Task details
Return only the lines from the top of the material through the line marked by "source=src, fill_color=BLUE, line_color=None)", unaltered.

□ □ □ □

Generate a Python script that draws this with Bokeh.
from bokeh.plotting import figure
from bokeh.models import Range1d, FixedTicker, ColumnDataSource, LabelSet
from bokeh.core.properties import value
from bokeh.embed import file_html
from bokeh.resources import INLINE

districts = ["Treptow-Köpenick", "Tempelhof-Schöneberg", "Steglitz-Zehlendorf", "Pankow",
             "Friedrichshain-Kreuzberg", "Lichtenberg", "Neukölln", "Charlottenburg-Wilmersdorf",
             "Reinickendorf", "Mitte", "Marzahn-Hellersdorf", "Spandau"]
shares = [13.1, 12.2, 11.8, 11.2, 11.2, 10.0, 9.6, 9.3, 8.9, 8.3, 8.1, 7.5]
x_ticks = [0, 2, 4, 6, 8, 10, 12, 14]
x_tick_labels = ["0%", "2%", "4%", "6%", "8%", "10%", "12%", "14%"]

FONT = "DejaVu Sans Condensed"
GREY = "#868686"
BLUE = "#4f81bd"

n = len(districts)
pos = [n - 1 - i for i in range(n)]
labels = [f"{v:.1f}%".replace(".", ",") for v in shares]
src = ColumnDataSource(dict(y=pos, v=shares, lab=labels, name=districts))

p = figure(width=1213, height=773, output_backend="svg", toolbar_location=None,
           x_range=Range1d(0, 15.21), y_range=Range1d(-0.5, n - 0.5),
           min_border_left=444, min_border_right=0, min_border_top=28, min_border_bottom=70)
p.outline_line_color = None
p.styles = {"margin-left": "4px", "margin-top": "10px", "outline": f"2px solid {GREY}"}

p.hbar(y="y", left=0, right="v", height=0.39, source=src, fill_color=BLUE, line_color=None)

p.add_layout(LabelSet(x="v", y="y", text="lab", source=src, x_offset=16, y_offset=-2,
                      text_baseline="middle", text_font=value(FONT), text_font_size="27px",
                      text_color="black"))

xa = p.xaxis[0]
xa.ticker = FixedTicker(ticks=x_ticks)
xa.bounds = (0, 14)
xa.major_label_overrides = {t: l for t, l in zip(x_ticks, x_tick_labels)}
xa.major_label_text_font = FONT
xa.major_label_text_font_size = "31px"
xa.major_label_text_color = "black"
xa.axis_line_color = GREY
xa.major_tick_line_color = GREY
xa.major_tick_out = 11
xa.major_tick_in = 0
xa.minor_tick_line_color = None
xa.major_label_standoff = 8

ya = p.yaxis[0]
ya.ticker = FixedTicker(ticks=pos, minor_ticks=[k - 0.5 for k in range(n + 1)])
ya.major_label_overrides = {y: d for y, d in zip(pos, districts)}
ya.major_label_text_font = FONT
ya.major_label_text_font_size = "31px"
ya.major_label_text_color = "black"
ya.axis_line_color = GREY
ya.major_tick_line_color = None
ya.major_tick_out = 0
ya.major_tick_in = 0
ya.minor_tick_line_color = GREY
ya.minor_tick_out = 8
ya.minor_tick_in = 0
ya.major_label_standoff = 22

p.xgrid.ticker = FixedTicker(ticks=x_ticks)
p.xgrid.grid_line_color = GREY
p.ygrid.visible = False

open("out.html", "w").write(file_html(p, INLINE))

□ □ □ □

Response to this task
Generate a Python script that draws this with Bokeh.
from bokeh.plotting import figure
from bokeh.models import Range1d, FixedTicker, ColumnDataSource, LabelSet
from bokeh.core.properties import value
from bokeh.embed import file_html
from bokeh.resources import INLINE

districts = ["Treptow-Köpenick", "Tempelhof-Schöneberg", "Steglitz-Zehlendorf", "Pankow",
             "Friedrichshain-Kreuzberg", "Lichtenberg", "Neukölln", "Charlottenburg-Wilmersdorf",
             "Reinickendorf", "Mitte", "Marzahn-Hellersdorf", "Spandau"]
shares = [13.1, 12.2, 11.8, 11.2, 11.2, 10.0, 9.6, 9.3, 8.9, 8.3, 8.1, 7.5]
x_ticks = [0, 2, 4, 6, 8, 10, 12, 14]
x_tick_labels = ["0%", "2%", "4%", "6%", "8%", "10%", "12%", "14%"]

FONT = "DejaVu Sans Condensed"
GREY = "#868686"
BLUE = "#4f81bd"

n = len(districts)
pos = [n - 1 - i for i in range(n)]
labels = [f"{v:.1f}%".replace(".", ",") for v in shares]
src = ColumnDataSource(dict(y=pos, v=shares, lab=labels, name=districts))

p = figure(width=1213, height=773, output_backend="svg", toolbar_location=None,
           x_range=Range1d(0, 15.21), y_range=Range1d(-0.5, n - 0.5),
           min_border_left=444, min_border_right=0, min_border_top=28, min_border_bottom=70)
p.outline_line_color = None
p.styles = {"margin-left": "4px", "margin-top": "10px", "outline": f"2px solid {GREY}"}

p.hbar(y="y", left=0, right="v", height=0.39, source=src, fill_color=BLUE, line_color=None)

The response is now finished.